Our biggest hiccup (besides the weather) was securing a location for our workshops. One building got shut for demolition, and another caught fire! Despite our bad luck we managed to hold a fun "booch + soup" workshop where participants learned how to make kombucha and patty pan squash (aka, zucchini) soup.
Having a permanent kitchen to teach out of would really cut down on all the packing and moving of equipment needed to conduct a workshop.
Without a proper workshop space, impromptu fermenting lessons popped up in our kitchen!
Nicole Dixon taught a session on growing sprouting seeds as part of the New Waterford Library's girls' self-esteem program. And we made it into the paper again!
The sprouting workshop set up at the library.
Our plans for apple picking and cider pressing also had to be adjusted.
The late June frost killed a lot of flowers and we experienced a dearth year (meaning not a lot of fruit formed).
We did manage to find one good apple tree in New Waterford and squeezed in one apple cider pressing.
To top off a very busy summer and fall, Nicole Dixon also completed Dalhousie University's Modern Beekeeper course.
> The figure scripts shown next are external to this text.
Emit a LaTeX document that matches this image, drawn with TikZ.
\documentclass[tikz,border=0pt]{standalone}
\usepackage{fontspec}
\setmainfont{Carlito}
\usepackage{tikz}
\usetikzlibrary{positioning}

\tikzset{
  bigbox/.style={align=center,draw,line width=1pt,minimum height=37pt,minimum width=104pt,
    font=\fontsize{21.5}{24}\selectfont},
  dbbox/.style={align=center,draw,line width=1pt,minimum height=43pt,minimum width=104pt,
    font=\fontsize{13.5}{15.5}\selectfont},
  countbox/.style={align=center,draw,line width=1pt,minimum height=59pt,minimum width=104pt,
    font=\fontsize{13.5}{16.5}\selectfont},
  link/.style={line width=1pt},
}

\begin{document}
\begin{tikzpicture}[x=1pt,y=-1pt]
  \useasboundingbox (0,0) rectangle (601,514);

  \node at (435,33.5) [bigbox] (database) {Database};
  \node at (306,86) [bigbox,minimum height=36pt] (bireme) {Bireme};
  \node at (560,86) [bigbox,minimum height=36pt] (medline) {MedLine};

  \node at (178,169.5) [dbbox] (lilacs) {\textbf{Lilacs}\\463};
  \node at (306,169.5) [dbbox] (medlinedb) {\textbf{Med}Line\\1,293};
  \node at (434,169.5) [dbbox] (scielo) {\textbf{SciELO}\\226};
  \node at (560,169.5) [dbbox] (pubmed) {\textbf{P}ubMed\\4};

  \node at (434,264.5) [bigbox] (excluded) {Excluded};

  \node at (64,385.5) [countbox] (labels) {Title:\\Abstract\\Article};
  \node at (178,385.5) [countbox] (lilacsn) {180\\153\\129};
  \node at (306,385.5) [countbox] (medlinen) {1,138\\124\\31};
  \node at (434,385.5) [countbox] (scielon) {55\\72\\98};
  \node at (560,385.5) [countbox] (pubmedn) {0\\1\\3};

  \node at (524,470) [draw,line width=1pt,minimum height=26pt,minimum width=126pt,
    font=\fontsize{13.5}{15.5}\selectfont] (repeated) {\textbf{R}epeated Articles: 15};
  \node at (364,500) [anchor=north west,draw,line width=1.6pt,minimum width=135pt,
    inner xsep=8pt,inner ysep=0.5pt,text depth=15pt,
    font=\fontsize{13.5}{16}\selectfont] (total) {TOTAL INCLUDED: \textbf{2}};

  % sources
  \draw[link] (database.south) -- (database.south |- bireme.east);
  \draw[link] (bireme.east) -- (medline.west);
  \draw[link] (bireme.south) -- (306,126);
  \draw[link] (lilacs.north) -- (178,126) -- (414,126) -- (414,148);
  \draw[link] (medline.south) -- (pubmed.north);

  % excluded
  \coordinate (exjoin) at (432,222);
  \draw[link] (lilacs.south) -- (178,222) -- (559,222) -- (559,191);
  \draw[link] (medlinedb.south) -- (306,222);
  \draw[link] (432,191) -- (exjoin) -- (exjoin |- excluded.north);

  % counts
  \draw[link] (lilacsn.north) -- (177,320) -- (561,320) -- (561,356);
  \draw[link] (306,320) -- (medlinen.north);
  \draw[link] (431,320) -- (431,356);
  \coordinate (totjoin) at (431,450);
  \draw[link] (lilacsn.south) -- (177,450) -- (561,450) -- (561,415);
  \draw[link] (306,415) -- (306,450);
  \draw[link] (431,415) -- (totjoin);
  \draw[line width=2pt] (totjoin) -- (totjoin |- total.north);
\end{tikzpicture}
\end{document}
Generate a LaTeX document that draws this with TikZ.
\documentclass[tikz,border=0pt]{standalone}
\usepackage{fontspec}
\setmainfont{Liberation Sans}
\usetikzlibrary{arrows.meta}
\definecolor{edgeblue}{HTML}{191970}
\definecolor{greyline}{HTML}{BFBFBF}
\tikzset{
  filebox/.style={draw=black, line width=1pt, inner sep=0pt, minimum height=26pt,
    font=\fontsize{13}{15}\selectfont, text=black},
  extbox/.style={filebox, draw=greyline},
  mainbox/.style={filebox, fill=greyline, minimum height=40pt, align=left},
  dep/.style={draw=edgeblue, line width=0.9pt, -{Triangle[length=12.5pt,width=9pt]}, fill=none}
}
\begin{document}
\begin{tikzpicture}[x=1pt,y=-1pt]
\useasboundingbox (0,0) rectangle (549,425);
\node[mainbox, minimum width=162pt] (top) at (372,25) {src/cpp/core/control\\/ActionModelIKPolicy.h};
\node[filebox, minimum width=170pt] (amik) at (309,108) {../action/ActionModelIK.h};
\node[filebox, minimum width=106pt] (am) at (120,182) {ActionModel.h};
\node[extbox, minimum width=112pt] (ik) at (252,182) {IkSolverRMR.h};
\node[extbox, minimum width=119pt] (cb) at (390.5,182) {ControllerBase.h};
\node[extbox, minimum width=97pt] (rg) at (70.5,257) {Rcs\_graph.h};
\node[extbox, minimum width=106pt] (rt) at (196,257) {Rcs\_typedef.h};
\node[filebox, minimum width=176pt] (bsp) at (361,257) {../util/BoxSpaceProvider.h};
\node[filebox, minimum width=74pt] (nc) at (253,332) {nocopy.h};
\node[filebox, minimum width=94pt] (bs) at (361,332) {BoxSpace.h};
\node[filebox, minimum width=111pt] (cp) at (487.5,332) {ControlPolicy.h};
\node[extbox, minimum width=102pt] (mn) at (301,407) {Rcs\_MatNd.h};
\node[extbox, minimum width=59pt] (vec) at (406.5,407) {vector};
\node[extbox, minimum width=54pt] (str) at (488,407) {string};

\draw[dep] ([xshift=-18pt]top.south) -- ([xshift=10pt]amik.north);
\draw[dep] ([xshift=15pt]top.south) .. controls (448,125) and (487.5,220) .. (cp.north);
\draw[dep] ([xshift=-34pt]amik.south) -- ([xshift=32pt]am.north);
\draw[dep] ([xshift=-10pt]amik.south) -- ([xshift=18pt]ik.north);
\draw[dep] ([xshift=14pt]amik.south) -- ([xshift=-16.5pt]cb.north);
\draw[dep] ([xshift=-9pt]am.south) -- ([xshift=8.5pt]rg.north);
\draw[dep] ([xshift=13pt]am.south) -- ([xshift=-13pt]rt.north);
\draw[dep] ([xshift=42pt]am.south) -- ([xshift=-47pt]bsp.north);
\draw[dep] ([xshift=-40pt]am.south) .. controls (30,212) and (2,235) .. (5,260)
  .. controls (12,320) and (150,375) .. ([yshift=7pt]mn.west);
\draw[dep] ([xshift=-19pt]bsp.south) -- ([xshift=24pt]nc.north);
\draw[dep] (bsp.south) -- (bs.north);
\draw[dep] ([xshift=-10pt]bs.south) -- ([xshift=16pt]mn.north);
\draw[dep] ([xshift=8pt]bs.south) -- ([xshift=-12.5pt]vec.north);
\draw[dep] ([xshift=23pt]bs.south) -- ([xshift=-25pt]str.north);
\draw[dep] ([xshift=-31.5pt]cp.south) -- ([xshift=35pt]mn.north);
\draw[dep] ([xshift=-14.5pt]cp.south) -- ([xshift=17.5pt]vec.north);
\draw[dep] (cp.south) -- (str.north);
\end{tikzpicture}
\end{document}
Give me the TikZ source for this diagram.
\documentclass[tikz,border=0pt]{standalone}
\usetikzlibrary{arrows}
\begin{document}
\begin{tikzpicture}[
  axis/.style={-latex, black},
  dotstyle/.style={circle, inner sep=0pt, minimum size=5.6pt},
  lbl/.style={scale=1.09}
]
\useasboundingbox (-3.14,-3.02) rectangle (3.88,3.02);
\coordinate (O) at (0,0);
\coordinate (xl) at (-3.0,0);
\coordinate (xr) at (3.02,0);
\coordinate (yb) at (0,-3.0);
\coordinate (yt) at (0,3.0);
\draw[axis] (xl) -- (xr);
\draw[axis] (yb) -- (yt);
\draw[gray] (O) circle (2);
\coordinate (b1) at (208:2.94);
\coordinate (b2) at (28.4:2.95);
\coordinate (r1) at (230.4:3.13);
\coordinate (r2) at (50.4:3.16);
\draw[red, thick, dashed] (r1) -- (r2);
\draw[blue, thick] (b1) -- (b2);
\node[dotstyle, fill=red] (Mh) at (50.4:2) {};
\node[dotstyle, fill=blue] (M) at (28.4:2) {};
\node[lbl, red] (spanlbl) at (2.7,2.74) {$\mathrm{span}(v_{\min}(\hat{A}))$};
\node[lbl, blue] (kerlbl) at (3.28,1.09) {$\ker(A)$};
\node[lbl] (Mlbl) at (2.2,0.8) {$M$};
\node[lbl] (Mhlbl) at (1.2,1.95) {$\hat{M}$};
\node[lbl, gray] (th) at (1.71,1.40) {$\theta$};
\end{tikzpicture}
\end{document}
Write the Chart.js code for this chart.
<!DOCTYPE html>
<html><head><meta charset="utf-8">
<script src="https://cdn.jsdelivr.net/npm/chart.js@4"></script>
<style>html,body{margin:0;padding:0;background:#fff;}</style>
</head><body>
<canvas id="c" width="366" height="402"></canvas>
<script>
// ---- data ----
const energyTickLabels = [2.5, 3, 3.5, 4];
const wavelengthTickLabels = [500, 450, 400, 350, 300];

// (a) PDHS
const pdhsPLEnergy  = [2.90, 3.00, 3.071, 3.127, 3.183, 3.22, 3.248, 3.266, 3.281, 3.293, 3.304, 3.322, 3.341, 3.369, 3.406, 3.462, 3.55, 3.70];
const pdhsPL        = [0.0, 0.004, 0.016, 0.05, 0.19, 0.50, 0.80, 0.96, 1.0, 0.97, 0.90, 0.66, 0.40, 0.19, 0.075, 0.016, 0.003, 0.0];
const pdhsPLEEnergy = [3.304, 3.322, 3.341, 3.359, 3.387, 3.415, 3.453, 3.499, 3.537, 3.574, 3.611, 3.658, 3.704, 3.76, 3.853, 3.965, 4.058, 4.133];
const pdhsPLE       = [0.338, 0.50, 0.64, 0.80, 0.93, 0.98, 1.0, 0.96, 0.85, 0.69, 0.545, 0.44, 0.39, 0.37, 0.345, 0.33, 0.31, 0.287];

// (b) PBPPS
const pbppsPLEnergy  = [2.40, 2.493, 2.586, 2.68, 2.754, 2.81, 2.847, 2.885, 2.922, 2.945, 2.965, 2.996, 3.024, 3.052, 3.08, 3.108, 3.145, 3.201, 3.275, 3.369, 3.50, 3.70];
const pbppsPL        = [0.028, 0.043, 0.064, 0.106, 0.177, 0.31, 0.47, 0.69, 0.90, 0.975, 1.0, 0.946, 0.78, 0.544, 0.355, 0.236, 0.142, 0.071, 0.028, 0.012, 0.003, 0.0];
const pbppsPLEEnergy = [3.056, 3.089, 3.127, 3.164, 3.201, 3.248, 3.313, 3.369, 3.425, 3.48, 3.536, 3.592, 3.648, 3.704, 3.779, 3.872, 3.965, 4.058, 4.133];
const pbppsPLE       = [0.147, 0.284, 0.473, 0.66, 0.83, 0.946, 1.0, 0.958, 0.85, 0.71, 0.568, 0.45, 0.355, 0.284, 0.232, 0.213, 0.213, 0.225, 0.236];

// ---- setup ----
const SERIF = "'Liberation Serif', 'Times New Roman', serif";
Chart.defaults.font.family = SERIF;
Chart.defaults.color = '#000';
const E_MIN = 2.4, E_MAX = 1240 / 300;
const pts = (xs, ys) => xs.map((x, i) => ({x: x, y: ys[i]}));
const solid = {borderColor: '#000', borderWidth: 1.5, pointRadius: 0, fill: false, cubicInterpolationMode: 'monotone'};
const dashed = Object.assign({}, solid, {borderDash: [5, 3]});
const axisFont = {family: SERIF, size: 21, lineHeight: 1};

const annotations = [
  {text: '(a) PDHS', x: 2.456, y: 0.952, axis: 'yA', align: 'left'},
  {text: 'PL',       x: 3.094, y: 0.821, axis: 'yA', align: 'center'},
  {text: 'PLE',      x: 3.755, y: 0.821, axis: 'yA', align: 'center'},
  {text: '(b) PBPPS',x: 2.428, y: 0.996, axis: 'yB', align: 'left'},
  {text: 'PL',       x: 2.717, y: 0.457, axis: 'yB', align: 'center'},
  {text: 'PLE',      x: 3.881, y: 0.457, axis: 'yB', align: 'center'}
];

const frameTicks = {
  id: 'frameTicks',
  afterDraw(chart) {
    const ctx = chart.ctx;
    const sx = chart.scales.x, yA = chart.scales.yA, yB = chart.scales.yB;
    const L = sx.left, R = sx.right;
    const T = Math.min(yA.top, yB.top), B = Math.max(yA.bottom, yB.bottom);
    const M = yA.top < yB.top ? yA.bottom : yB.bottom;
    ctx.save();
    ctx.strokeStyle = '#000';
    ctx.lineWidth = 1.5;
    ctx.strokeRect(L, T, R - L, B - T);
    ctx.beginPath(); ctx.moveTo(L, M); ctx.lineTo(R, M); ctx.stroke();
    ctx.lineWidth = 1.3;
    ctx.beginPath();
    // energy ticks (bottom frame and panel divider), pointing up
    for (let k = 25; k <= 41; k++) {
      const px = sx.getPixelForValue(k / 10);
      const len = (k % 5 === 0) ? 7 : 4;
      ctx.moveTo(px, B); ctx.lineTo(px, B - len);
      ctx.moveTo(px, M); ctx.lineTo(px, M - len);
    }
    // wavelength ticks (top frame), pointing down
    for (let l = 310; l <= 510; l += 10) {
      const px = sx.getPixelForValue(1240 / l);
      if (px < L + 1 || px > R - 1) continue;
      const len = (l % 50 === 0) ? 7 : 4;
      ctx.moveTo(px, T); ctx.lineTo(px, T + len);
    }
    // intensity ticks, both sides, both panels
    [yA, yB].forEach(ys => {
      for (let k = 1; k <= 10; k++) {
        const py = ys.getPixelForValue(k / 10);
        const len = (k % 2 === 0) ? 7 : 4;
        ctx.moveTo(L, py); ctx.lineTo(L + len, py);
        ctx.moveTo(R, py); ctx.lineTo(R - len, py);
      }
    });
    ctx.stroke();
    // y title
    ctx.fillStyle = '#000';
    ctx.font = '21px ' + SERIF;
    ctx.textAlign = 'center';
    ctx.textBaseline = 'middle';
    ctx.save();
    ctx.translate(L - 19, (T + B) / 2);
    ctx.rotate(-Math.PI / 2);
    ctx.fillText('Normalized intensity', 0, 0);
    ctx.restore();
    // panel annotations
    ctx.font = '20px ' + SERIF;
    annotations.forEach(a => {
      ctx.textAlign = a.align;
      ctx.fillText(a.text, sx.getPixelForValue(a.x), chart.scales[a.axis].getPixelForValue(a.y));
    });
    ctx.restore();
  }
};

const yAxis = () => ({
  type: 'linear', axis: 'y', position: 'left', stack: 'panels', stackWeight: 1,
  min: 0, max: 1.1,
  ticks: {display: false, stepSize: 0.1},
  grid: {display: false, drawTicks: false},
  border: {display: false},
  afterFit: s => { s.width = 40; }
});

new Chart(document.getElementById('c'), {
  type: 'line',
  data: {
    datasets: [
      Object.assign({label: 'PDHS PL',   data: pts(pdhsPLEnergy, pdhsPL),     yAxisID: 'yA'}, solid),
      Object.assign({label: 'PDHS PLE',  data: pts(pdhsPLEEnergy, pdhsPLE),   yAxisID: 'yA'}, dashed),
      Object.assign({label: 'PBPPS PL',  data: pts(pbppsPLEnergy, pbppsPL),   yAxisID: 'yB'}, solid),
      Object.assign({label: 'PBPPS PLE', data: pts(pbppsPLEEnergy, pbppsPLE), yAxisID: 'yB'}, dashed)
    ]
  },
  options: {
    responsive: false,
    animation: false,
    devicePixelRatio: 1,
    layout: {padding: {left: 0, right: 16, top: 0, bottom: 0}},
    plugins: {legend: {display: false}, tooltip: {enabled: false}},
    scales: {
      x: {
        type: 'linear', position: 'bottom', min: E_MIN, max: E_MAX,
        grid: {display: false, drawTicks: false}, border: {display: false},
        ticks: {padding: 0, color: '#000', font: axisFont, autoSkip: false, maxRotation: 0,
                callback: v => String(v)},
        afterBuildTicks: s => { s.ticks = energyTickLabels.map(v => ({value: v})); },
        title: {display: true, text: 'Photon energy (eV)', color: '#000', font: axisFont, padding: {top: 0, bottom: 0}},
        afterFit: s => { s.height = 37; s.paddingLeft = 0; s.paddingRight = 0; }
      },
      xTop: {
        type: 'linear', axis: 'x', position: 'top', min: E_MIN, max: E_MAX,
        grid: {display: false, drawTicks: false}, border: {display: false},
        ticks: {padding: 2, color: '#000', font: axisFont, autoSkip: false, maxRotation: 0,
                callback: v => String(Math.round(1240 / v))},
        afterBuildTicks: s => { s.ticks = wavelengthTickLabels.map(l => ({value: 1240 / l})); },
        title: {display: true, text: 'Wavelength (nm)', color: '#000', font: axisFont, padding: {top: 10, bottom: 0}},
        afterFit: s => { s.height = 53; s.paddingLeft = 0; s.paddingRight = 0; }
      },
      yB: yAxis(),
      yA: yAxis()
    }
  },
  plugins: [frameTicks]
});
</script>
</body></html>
We started a small, urban honey bee operation.
The goal is to incorporate beekeeping with future Grow @ Home programs.
Finally, Town Farm (now Wild Town) started managing the New Waterford Community Garden just as Grow @ Home was launching!
We got a few bulbs in (tulips, daffodils, garlic) and mulched them with seaweed before our (very early) 2019 freeze-up.
All tucked in. We look forward to doing more gardening activities here at the garden and in even more back (and front) yards in future years!